▸ Instructions to follow
Data follows below. Repeat exactly the lines between the line holding "Generate a Python" and the line holding "import seaborn as sns", inclusive, and nothing more; drop pictures.

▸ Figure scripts
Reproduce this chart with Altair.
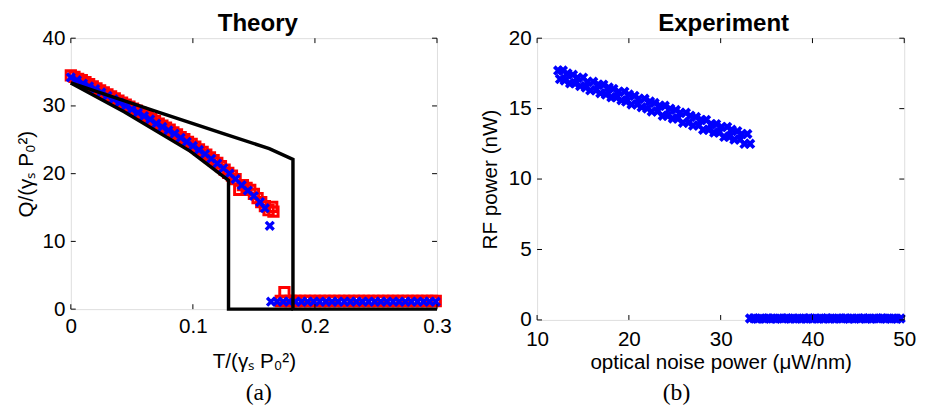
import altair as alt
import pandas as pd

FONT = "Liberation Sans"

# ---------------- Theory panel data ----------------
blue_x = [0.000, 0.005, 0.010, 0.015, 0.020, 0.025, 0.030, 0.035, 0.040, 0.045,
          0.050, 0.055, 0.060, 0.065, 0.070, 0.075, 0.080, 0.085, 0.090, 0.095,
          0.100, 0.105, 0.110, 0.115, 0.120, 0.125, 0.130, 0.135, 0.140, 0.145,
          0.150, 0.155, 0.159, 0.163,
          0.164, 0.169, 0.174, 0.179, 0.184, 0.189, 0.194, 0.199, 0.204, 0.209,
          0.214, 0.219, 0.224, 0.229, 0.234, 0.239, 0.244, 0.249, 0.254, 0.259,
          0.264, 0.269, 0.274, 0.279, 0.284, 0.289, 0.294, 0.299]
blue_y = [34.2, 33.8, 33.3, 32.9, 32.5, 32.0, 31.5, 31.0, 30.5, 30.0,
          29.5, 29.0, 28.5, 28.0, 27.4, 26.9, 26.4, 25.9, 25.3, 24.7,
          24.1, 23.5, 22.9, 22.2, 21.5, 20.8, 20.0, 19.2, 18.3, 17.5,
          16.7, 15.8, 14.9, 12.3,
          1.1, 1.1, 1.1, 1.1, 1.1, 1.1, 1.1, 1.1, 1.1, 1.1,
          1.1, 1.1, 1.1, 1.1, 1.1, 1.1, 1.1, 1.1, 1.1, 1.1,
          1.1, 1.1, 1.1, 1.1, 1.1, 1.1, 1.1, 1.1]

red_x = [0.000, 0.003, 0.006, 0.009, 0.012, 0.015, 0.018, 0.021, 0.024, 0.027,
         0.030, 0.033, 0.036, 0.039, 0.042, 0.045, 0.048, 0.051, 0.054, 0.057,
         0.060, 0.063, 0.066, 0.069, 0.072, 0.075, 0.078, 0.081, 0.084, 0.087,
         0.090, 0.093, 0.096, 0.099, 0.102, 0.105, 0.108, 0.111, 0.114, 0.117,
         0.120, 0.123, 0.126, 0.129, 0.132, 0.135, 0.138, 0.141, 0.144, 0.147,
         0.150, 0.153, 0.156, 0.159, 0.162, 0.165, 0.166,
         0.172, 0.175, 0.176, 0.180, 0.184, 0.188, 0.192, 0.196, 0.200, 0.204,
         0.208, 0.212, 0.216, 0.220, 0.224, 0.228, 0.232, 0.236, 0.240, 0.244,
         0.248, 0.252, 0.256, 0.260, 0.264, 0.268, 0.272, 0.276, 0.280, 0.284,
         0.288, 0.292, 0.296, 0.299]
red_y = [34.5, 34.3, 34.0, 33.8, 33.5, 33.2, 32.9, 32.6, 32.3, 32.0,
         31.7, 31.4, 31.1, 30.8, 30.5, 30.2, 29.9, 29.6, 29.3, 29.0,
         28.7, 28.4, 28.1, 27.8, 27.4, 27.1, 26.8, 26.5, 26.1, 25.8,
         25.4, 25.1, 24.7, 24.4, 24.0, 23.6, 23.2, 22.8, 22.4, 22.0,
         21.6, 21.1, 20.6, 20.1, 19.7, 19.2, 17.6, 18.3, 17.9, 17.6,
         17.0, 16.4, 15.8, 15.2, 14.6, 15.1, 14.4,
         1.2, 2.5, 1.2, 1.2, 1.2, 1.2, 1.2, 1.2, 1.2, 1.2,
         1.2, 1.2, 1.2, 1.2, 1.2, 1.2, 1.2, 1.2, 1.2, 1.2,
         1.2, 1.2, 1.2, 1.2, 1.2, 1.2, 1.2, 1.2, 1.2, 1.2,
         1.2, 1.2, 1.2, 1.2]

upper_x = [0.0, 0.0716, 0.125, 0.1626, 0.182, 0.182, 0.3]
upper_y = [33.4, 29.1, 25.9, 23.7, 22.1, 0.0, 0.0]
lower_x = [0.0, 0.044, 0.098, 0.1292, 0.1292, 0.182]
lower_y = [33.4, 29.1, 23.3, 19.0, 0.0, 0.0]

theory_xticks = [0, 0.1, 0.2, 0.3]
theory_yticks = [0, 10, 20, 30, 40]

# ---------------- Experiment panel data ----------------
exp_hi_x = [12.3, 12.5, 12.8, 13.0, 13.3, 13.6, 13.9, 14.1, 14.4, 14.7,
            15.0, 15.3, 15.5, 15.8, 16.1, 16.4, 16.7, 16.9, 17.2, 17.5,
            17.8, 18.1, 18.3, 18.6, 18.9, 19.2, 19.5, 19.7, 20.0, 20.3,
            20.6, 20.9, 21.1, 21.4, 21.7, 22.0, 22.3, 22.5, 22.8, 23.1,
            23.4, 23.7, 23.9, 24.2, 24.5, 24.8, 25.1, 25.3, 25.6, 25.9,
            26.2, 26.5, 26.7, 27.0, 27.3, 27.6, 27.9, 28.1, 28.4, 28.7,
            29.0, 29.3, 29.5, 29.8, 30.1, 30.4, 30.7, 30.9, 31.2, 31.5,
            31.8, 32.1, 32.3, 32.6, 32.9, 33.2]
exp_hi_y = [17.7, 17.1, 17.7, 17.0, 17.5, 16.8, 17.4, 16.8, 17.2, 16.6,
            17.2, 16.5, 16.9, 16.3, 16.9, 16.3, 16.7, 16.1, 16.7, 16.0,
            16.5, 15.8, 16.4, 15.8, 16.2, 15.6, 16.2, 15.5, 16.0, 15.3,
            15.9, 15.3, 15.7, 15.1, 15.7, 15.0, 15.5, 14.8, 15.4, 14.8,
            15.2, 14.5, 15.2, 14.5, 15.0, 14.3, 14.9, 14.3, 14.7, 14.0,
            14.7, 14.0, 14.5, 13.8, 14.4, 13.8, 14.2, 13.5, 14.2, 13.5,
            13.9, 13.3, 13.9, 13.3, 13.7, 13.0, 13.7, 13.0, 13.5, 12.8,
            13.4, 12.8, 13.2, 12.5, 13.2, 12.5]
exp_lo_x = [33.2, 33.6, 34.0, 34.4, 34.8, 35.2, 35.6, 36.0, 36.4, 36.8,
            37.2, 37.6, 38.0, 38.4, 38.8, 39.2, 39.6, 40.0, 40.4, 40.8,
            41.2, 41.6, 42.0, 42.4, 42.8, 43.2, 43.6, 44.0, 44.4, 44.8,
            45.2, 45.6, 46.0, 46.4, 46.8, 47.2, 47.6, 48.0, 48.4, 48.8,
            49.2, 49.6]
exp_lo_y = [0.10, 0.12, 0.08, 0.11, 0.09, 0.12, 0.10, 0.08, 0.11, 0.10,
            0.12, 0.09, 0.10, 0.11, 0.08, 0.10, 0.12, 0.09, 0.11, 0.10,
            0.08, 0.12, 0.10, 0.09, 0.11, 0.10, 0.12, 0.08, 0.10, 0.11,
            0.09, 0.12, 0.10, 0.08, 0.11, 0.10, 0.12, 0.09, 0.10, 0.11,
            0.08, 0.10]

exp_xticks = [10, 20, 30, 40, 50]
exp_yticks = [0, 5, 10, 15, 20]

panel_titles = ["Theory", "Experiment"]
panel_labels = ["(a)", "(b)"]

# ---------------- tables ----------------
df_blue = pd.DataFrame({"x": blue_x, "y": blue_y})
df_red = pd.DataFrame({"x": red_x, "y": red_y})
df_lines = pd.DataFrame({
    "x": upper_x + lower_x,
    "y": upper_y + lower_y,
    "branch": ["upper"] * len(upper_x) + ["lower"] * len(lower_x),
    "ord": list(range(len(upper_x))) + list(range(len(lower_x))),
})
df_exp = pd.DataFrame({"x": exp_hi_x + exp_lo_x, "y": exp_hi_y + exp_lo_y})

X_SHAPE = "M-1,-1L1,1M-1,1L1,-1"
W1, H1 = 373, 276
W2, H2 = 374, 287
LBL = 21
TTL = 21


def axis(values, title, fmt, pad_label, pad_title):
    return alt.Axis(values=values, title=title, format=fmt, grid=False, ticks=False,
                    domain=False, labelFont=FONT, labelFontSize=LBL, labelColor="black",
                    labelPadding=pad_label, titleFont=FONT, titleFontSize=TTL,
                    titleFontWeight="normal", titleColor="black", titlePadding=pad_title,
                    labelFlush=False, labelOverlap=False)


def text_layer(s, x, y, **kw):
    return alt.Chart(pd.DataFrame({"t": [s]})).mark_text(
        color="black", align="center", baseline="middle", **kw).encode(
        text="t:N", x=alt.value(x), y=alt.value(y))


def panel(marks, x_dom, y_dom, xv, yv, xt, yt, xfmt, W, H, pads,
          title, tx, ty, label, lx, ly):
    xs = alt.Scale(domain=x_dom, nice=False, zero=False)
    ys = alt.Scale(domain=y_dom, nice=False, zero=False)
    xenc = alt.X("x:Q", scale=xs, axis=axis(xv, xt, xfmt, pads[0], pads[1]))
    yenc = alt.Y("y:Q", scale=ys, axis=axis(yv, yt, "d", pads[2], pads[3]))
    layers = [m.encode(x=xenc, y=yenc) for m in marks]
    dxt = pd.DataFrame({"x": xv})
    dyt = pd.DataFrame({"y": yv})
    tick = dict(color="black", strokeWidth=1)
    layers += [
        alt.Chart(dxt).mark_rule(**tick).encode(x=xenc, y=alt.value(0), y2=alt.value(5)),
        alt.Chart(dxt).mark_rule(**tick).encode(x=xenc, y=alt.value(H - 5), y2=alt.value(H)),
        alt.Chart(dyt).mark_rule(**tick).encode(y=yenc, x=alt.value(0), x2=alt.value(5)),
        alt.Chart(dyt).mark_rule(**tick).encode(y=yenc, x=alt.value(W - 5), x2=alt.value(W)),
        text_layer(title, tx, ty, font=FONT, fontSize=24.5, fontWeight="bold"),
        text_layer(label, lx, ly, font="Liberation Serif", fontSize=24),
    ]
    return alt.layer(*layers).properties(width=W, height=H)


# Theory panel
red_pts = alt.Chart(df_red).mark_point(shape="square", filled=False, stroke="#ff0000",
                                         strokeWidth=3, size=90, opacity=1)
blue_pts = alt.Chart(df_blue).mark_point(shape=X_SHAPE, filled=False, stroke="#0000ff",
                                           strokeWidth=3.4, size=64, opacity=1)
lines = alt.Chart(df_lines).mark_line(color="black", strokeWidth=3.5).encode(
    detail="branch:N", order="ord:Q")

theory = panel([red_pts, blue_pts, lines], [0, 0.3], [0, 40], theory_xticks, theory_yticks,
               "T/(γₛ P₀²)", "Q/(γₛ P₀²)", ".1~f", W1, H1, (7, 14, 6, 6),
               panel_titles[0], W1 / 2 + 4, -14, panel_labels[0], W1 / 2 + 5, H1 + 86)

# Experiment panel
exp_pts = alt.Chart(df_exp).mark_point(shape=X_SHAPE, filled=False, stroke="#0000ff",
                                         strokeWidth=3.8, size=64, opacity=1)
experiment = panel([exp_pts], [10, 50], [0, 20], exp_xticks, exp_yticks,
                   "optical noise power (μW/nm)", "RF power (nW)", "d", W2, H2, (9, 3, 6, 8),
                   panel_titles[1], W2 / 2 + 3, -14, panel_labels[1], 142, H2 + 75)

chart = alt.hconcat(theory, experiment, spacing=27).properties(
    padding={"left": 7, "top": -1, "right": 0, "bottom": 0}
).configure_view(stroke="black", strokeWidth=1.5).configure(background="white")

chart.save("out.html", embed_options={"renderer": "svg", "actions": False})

---

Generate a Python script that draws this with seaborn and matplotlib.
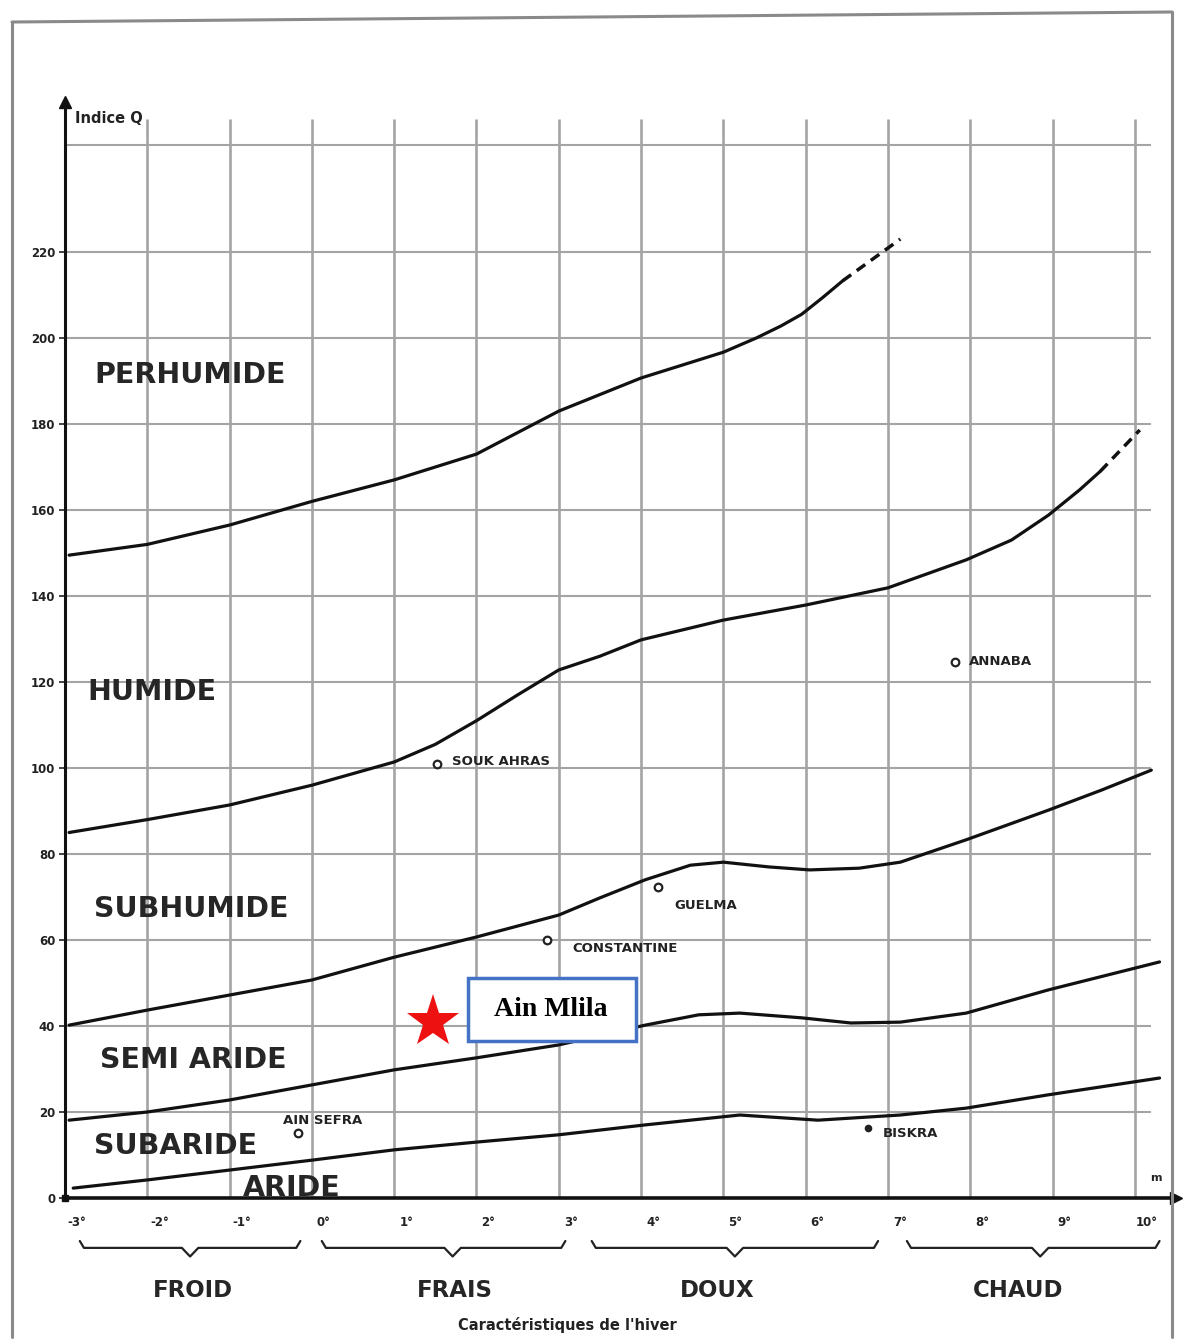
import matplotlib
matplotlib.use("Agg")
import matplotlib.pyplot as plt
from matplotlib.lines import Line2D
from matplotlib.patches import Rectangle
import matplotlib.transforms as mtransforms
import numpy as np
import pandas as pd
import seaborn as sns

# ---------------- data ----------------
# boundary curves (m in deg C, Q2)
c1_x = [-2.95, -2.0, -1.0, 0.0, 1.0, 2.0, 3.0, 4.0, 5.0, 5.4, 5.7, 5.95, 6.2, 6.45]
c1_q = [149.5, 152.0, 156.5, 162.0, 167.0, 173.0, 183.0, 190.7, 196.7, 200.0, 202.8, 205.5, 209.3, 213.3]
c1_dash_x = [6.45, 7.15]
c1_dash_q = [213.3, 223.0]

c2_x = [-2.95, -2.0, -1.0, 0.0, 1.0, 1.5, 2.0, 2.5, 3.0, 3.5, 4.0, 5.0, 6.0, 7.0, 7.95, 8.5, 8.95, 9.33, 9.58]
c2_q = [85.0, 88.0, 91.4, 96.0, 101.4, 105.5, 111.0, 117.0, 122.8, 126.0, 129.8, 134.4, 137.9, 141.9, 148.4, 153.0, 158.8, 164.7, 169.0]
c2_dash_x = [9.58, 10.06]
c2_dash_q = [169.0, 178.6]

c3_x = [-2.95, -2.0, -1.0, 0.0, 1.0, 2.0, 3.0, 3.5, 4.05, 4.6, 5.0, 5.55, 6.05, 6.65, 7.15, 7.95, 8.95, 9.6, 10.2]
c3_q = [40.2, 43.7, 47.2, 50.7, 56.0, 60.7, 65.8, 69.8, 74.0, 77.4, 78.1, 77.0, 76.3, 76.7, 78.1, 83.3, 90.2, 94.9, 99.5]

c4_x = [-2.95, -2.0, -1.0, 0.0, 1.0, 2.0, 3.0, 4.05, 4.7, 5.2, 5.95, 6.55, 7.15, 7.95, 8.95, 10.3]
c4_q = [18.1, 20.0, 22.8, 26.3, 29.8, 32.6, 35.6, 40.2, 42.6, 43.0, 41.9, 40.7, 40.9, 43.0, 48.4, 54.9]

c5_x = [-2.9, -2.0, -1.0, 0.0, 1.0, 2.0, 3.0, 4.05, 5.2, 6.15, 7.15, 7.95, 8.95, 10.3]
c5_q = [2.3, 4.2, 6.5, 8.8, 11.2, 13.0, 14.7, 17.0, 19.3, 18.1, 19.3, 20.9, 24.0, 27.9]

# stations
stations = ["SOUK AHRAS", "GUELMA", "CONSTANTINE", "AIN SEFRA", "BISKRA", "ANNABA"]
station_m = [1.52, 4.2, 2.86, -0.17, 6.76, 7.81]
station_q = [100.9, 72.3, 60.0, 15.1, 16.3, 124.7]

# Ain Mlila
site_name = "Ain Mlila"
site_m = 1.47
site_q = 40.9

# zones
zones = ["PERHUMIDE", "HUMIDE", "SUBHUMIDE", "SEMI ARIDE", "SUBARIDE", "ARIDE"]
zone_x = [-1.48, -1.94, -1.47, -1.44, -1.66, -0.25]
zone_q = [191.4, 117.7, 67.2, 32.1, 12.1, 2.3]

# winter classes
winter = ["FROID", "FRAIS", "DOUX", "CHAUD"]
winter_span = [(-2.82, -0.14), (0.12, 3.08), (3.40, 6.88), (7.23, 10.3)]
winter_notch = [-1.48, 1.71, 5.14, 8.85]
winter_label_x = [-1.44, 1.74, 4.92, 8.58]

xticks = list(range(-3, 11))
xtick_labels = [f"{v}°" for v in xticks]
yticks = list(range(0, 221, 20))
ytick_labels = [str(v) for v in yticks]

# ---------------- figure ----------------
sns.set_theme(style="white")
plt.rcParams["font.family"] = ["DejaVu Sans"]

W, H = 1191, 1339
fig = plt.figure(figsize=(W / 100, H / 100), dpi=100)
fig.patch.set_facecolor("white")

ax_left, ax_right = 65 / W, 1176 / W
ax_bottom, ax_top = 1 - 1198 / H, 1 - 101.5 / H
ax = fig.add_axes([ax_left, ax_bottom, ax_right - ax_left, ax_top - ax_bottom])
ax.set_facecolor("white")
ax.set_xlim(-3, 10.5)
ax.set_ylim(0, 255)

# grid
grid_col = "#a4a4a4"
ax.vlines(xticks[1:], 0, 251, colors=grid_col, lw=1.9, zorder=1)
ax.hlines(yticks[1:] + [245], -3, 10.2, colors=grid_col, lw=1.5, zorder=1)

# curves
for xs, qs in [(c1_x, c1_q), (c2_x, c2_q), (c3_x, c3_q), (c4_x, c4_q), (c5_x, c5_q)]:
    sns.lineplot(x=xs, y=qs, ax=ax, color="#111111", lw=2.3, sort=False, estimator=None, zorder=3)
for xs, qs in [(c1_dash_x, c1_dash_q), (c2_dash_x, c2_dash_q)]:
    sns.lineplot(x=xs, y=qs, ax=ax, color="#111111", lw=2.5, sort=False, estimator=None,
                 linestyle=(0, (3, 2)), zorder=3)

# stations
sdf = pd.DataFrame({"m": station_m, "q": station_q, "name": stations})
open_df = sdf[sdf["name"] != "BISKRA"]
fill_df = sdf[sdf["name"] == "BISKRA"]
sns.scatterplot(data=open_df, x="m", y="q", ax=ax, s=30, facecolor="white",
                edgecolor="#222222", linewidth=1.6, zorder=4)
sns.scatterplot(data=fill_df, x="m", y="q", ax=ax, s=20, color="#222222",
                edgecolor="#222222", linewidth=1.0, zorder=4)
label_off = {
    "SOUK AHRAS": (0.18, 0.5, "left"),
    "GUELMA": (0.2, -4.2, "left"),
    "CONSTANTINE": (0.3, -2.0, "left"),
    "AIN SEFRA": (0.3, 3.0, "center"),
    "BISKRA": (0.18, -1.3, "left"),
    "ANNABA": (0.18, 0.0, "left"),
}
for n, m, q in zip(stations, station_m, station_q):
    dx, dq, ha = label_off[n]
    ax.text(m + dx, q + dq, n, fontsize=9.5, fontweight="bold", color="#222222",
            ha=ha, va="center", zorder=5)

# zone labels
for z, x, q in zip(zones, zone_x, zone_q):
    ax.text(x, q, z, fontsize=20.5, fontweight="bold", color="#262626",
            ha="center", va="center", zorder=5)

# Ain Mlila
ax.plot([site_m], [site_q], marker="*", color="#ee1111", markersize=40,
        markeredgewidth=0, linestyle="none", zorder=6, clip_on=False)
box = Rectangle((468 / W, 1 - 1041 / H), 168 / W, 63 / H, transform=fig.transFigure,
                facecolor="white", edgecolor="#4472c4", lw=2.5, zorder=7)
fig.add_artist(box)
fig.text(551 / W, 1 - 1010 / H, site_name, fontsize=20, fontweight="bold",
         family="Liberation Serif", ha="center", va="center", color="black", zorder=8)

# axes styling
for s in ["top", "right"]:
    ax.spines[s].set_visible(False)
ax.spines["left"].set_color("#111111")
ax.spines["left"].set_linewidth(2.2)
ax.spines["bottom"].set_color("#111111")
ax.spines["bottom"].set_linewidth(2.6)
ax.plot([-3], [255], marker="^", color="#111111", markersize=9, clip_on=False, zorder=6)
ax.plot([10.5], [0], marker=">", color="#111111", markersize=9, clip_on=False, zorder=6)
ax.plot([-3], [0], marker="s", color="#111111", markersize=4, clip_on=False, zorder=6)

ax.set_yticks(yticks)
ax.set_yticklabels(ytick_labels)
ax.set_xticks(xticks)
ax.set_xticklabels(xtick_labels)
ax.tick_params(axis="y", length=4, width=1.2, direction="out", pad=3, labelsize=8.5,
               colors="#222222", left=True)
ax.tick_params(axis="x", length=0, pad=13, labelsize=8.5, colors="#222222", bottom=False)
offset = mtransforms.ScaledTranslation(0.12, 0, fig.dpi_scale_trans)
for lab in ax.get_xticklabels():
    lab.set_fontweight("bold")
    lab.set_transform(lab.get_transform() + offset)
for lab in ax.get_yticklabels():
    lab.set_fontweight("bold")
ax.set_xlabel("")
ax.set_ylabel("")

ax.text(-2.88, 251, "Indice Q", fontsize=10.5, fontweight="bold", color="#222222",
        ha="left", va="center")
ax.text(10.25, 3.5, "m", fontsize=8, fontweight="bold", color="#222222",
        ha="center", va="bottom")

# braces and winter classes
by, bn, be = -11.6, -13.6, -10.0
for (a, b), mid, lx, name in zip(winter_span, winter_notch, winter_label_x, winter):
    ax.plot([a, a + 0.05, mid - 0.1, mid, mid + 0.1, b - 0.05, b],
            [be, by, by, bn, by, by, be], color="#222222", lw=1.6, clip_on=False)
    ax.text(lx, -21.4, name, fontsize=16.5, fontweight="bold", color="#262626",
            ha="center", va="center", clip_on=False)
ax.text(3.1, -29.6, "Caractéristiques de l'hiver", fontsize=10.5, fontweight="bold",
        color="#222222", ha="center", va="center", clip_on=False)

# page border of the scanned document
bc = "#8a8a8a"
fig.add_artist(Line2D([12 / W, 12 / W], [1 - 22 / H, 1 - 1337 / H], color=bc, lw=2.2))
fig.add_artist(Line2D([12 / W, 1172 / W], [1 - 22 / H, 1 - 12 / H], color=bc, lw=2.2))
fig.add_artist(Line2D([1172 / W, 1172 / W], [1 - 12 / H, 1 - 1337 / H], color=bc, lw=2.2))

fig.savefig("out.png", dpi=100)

▸ Solution to this problem
Generate a Python script that draws this with seaborn and matplotlib.
import matplotlib
matplotlib.use("Agg")
import matplotlib.pyplot as plt
from matplotlib.lines import Line2D
from matplotlib.patches import Rectangle
import matplotlib.transforms as mtransforms
import numpy as np
import pandas as pd
import seaborn as sns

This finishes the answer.